Transcribe every line from the top down to the line with "0.8, 1.0, 1.8];", both ends included, but not the pictures.

--- Recorded data ---
+---+

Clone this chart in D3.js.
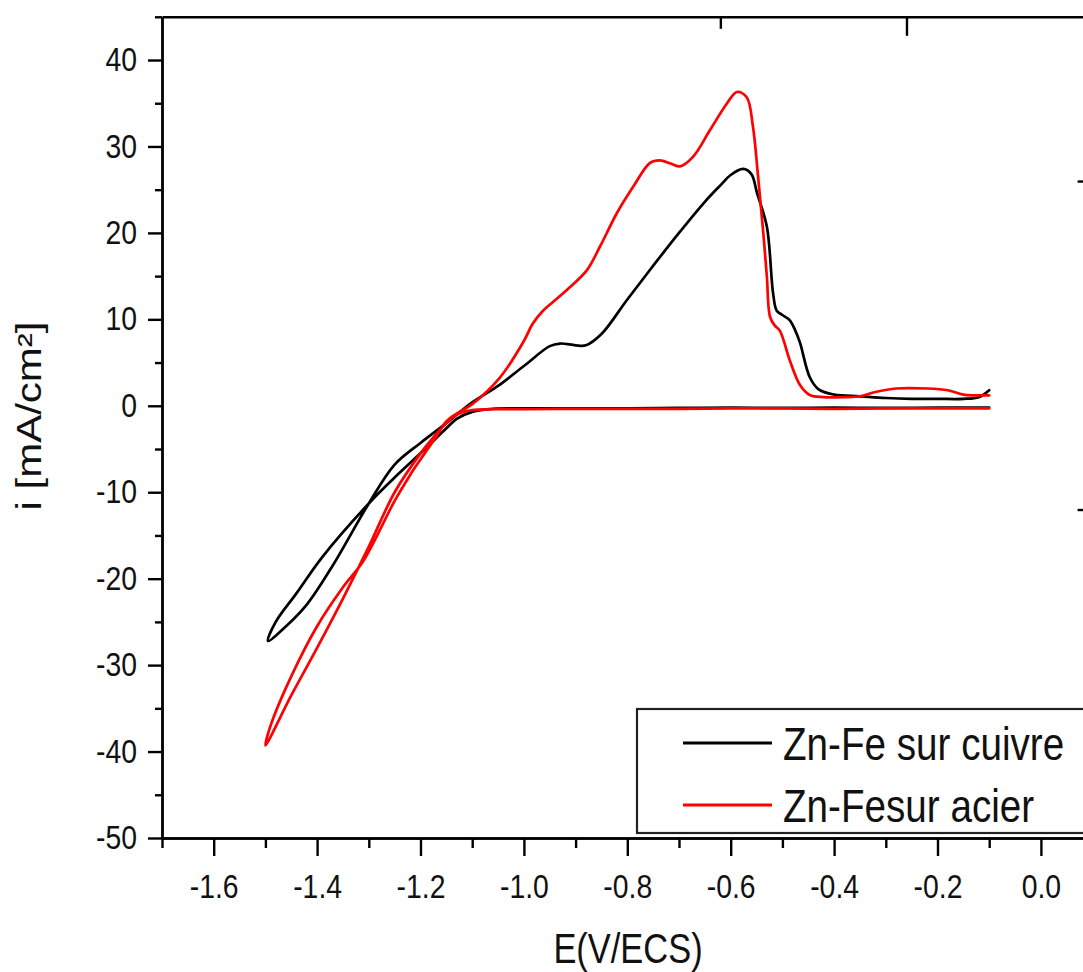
<!DOCTYPE html>
<html>
<head>
<meta charset="utf-8">
<script src="https://cdn.jsdelivr.net/npm/d3@7/dist/d3.min.js"></script>
<style>
  html, body { margin: 0; padding: 0; background: #fff; }
  svg { display: block; }
  text { font-family: Arial, "Liberation Sans", sans-serif; fill: #111; }
</style>
</head>
<body>
<svg id="chart" width="1083" height="972"></svg>
<script>
// ---------------- data ----------------
const seriesNames = ["Zn-Fe sur cuivre", "Zn-Fesur acier"];
const seriesColors = ["#000000", "#ff0000"];

// Zn-Fe sur cuivre (black) : potential E (V/ECS) and current i (mA/cm²)
const cuivreE = [-0.10, -0.20, -0.30, -0.40, -0.50, -0.60, -0.70, -0.80, -0.90, -1.00, -1.06, -1.10, -1.13, -1.15,
  -1.20, -1.25, -1.30, -1.39, -1.44, -1.48, -1.495,
  -1.46, -1.42, -1.37, -1.30, -1.25, -1.20, -1.15, -1.10, -1.05, -1.00, -0.95, -0.93, -0.90, -0.88, -0.85,
  -0.80, -0.75, -0.70, -0.65, -0.62, -0.60, -0.576, -0.56, -0.549, -0.53, -0.518, -0.511, -0.50, -0.486,
  -0.475, -0.466, -0.447, -0.43, -0.40, -0.35, -0.30, -0.25, -0.20, -0.15, -0.12, -0.10];
const cuivreI = [-0.2, -0.2, -0.25, -0.2, -0.25, -0.2, -0.25, -0.3, -0.3, -0.3, -0.35, -0.7, -1.5, -2.6,
  -5.5, -8.3, -11.3, -17.5, -21.7, -25.0, -27.2,
  -25.5, -23.0, -18.5, -11.3, -6.8, -4.3, -2.0, 0.4, 2.3, 4.6, 6.9, 7.2, 7.0, 7.0, 8.3,
  12.3, 16.2, 20.0, 23.6, 25.5, 26.7, 27.4, 26.8, 24.6, 20.7, 13.0, 11.0, 10.5, 9.9,
  8.7, 7.3, 3.3, 1.9, 1.3, 1.1, 0.9, 0.8, 0.8, 0.8, 1.0, 1.8];

// Zn-Fe sur acier (red)
const acierE = [-0.10, -0.20, -0.30, -0.40, -0.50, -0.60, -0.70, -0.80, -0.90, -1.00, -1.06, -1.10, -1.13, -1.15,
  -1.18, -1.20, -1.25, -1.30, -1.35, -1.40, -1.45, -1.50,
  -1.49, -1.45, -1.40, -1.35, -1.31, -1.25, -1.22, -1.20, -1.17, -1.15, -1.13, -1.10, -1.046, -1.00,
  -0.983, -0.963, -0.94, -0.917, -0.878, -0.853, -0.82, -0.789, -0.756, -0.737, -0.715, -0.698, -0.673,
  -0.64, -0.607, -0.588, -0.569, -0.557, -0.547, -0.538, -0.530, -0.524, -0.515, -0.505, -0.486, -0.466,
  -0.447, -0.42, -0.38, -0.35, -0.32, -0.28, -0.22, -0.18, -0.15, -0.10];
const acierI = [-0.3, -0.3, -0.3, -0.35, -0.3, -0.3, -0.35, -0.35, -0.35, -0.4, -0.4, -0.5, -1.0, -2.0,
  -4.0, -5.5, -10.0, -16.3, -22.3, -28.0, -33.5, -39.3,
  -37.0, -31.3, -25.5, -21.0, -17.9, -11.0, -8.0, -6.2, -3.6, -1.8, -0.9, 0.2, 3.3, 7.5,
  9.5, 11.0, 12.2, 13.4, 15.7, 18.4, 22.3, 25.3, 28.1, 28.4, 28.0, 27.7, 28.8,
  31.9, 35.0, 36.3, 35.7, 32.3, 26.5, 20.7, 14.9, 10.3, 9.3, 8.7, 5.3, 2.4,
  1.25, 1.0, 1.0, 1.1, 1.6, 2.0, 2.0, 1.8, 1.3, 1.2];

// axis ticks
const xMajorTicks = [-1.6, -1.4, -1.2, -1.0, -0.8, -0.6, -0.4, -0.2, 0.0];
const xMinorTicks = [-1.7, -1.5, -1.3, -1.1, -0.9, -0.7, -0.5, -0.3, -0.1];
const yMajorTicks = [-50, -40, -30, -20, -10, 0, 10, 20, 30, 40];
const yMinorTicks = [-45, -35, -25, -15, -5, 5, 15, 25, 35, 45];
const topMajorTicks = [-0.26];
const topMinorTicks = [-0.62];
const rightTicks = [26, -12];

const xLabel = "E(V/ECS)";
const yLabel = "i [mA/cm²]";

// ---------------- layout ----------------
const svg = d3.select("#chart");
const W = 1083, H = 972;
svg.append("rect").attr("width", W).attr("height", H).attr("fill", "#fff");

const x = d3.scaleLinear().domain([-1.7, 0.1]).range([162, 1092.6]);
const y = d3.scaleLinear().domain([-50, 45]).range([838, 16.8]);

const AX = 2.4;   // axis stroke
const TICK_FONT = 33, TICK_SX = 0.86;

function styleAxis(g) {
  g.selectAll("path.domain").attr("stroke", "#000").attr("stroke-width", AX);
  g.selectAll(".tick line").attr("stroke", "#000").attr("stroke-width", AX);
}

// bottom axis
const gxMinor = svg.append("g").attr("transform", `translate(0,${y(-50)})`)
  .call(d3.axisBottom(x).tickValues(xMinorTicks).tickSize(10).tickSizeOuter(0).tickFormat(""));
styleAxis(gxMinor);
const gx = svg.append("g").attr("transform", `translate(0,${y(-50)})`)
  .call(d3.axisBottom(x).tickValues(xMajorTicks).tickSize(18).tickSizeOuter(0).tickFormat(d3.format(".1f")));
styleAxis(gx);
gx.selectAll(".tick text")
  .attr("font-size", TICK_FONT).attr("fill", "#111")
  .attr("y", 60).attr("dy", 0)
  .attr("transform", `scale(${TICK_SX},1)`)
  .text(d => d3.format(".1f")(d).replace("−", "-"));

// left axis
const gyMinor = svg.append("g").attr("transform", `translate(${x(-1.7)},0)`)
  .call(d3.axisLeft(y).tickValues(yMinorTicks).tickSize(7).tickSizeOuter(0).tickFormat(""));
styleAxis(gyMinor);
const gy = svg.append("g").attr("transform", `translate(${x(-1.7)},0)`)
  .call(d3.axisLeft(y).tickValues(yMajorTicks).tickSize(14).tickSizeOuter(0).tickFormat(d3.format("d")));
styleAxis(gy);
gy.selectAll(".tick text")
  .attr("font-size", TICK_FONT).attr("fill", "#111")
  .attr("x", -25 / TICK_SX)
  .attr("transform", `scale(${TICK_SX},1)`)
  .text(d => String(d));

// top axis (frame line with a couple of inward ticks)
const gtop = svg.append("g").attr("transform", `translate(0,${y(45)})`)
  .call(d3.axisTop(x).tickValues(topMajorTicks).tickSize(-19).tickSizeOuter(0).tickFormat(""));
styleAxis(gtop);
const gtopMinor = svg.append("g").attr("transform", `translate(0,${y(45)})`)
  .call(d3.axisTop(x).tickValues(topMinorTicks).tickSize(-12).tickSizeOuter(0).tickFormat(""));
styleAxis(gtopMinor);
gtopMinor.select("path.domain").remove();

// right axis (mostly cropped)
const gright = svg.append("g").attr("transform", `translate(${x(0.1)},0)`)
  .call(d3.axisRight(y).tickValues(rightTicks).tickSize(-15).tickSizeOuter(0).tickFormat(""));
styleAxis(gright);

// ---------------- curves ----------------
const line = d3.line()
  .x(d => x(d[0])).y(d => y(d[1]))
  .curve(d3.curveCatmullRom.alpha(0.5));

const series = [
  d3.zip(cuivreE, cuivreI),
  d3.zip(acierE, acierI)
];
series.forEach((pts, k) => {
  svg.append("path")
    .datum(pts)
    .attr("d", line)
    .attr("fill", "none")
    .attr("stroke", seriesColors[k])
    .attr("stroke-width", 2.7)
    .attr("stroke-linejoin", "round")
    .attr("stroke-linecap", "round");
});

// ---------------- labels ----------------
svg.append("text")
  .attr("transform", `translate(628,963) scale(0.82,1)`)
  .attr("text-anchor", "middle")
  .attr("font-size", 42)
  .text(xLabel);

svg.append("text")
  .attr("transform", `translate(41,416) rotate(-90) scale(1,0.82)`)
  .attr("text-anchor", "middle")
  .attr("font-size", 42)
  .text(yLabel);

// ---------------- legend ----------------
const leg = svg.append("g");
leg.append("rect")
  .attr("x", 637).attr("y", 709).attr("width", 470).attr("height", 124)
  .attr("fill", "#fff").attr("stroke", "#222").attr("stroke-width", 2.2);
const legRowY = [743, 805];
seriesNames.forEach((name, k) => {
  leg.append("line")
    .attr("x1", 683).attr("x2", 772)
    .attr("y1", legRowY[k]).attr("y2", legRowY[k])
    .attr("stroke", seriesColors[k]).attr("stroke-width", 3);
  leg.append("text")
    .attr("transform", `translate(783,${legRowY[k] + 17}) scale(0.84,1)`)
    .attr("font-size", 46)
    .text(name);
});
</script>
</body>
</html>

+---+

--- Task solution ---
Clone this chart in D3.js.
<!DOCTYPE html>
<html>
<head>
<meta charset="utf-8">
<script src="https://cdn.jsdelivr.net/npm/d3@7/dist/d3.min.js"></script>
<style>
  html, body { margin: 0; padding: 0; background: #fff; }
  svg { display: block; }
  text { font-family: Arial, "Liberation Sans", sans-serif; fill: #111; }
</style>
</head>
<body>
<svg id="chart" width="1083" height="972"></svg>
<script>
// ---------------- data ----------------
const seriesNames = ["Zn-Fe sur cuivre", "Zn-Fesur acier"];
const seriesColors = ["#000000", "#ff0000"];

// Zn-Fe sur cuivre (black) : potential E (V/ECS) and current i (mA/cm²)
const cuivreE = [-0.10, -0.20, -0.30, -0.40, -0.50, -0.60, -0.70, -0.80, -0.90, -1.00, -1.06, -1.10, -1.13, -1.15,
  -1.20, -1.25, -1.30, -1.39, -1.44, -1.48, -1.495,
  -1.46, -1.42, -1.37, -1.30, -1.25, -1.20, -1.15, -1.10, -1.05, -1.00, -0.95, -0.93, -0.90, -0.88, -0.85,
  -0.80, -0.75, -0.70, -0.65, -0.62, -0.60, -0.576, -0.56, -0.549, -0.53, -0.518, -0.511, -0.50, -0.486,
  -0.475, -0.466, -0.447, -0.43, -0.40, -0.35, -0.30, -0.25, -0.20, -0.15, -0.12, -0.10];
const cuivreI = [-0.2, -0.2, -0.25, -0.2, -0.25, -0.2, -0.25, -0.3, -0.3, -0.3, -0.35, -0.7, -1.5, -2.6,
  -5.5, -8.3, -11.3, -17.5, -21.7, -25.0, -27.2,
  -25.5, -23.0, -18.5, -11.3, -6.8, -4.3, -2.0, 0.4, 2.3, 4.6, 6.9, 7.2, 7.0, 7.0, 8.3,
  12.3, 16.2, 20.0, 23.6, 25.5, 26.7, 27.4, 26.8, 24.6, 20.7, 13.0, 11.0, 10.5, 9.9,
  8.7, 7.3, 3.3, 1.9, 1.3, 1.1, 0.9, 0.8, 0.8, 0.8, 1.0, 1.8];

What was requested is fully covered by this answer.